Stay close – Relationships are so important to your success with your employer. Your Relationship Map will be a key tool to ensuring that you continue to manage the important relationships needed for your success overseas. Being in the corporate loop is difficult enough when everyone you need to speak with is down the hallway. Being an multiple times zones away makes staying close that much harder, and critically more important.

Impact your success – Use this as an opportunity for to impact your three critical career success factors. Plan how this new posting will impact your Brand. Network inside and outside your company is more important than ever, and maintaining your visibility takes a lot planning and effort.

If you are offered an overseas move, don’t just jump at the offer. Make sure the move will land you on a ladder, not a snake.


Title: CFO
Company: C-Suite Services
LinkedIn Profile
(CFO, C-Suite Services) |

In an increasingly global business environment, my opinion is that overseas posting should be encouraged or overseas experience should be valued (more than it is now).

Having to prove my worth the second time (here in the US) and having to go up the proverbial corporate ladder again, I have first hand experience. I can say that it was a fulfilling (being able to succeed) and at the same time frustrating (it was unneccessary) experience.

I do NOT see a DOWNSIDE to the experience. There are a lot of other explanations for overseas posting that are NOT negative so I disagree that there are only two One major explanation is for the opportunity to prove one's worth and use the foreign division/posting as a training ground.

You are right that most of the time, the foreign posting is VIEWED as a negative. But the paradigm is changing and the market will slowly shift it's view and need.

Topic Expert
Samuel Dergel
Title: Director - Executive Search
Company: Stanton Chase International
LinkedIn Profile
(Director - Executive Search, Stanton Chase International) |

Emerson.
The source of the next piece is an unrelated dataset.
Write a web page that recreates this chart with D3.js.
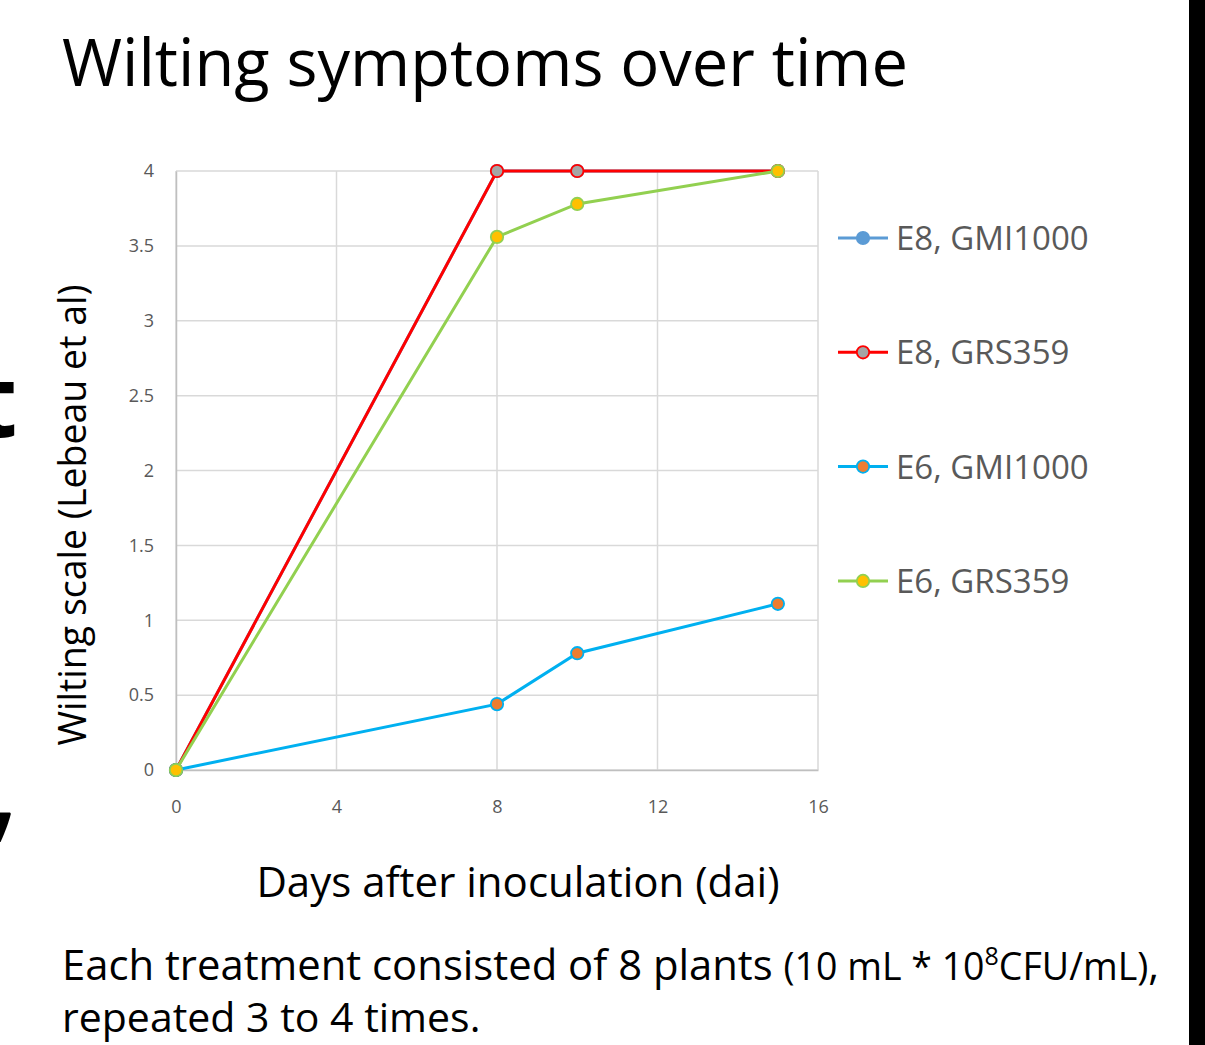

The experience itself can be very positive and have an impact on the executive and the employee.

I would like people to be more aware of the risks in addition to the opportunities, as well as having a plan to make the experience a success, both during and after the overseas posting.

Thanks as always,

Topic Expert
Regis Quirin
Title: Director of Finance
Company: Gibney Anthony & Flaherty LLP
LinkedIn Profile
(Director of Finance, Gibney Anthony & Flaherty LLP) |

This issue tends to go back and forth. In the mid-80's, it was highly recommended to go abroad. That seemed to fade away. The issue is not too different than the plight of a telecommuter. You must make an effort to stay connected and relevant to headquarters, as much as possible. Avoid - "Out of sight, Out of mind."

Topic Expert
Samuel Dergel
Title: Director - Executive Search
Company: Stanton Chase International
LinkedIn Profile
(Director - Executive Search, Stanton Chase International) |


Yes, the effort needs to be made, before as well as during, so that the after is successful as well.

I appreciate your input. Hope you are well,

Kurt Kipfer
Title: Retired
Company: Retired
(Retired, Retired) |

An overseas posting / assignment, if approached with the proper attitude and the required cultural sensitivities, is an opportunity that can be invaluable. It will change most for the better with a broader view of life. A chance to view/learn how "business" operates in different cultures, environments with different regulations, rules, etc...

The work experience gained will likely not be duplicated anywhere else. The life experience gained, approached with the proper attitude, will be invaluable / life-changing.

Your sandbox of ideas and contacts will be increased immeasurably!

... speaking from experience on this topic. two years in financial role overseas in the Netherlands within global insurance sector. invaluable.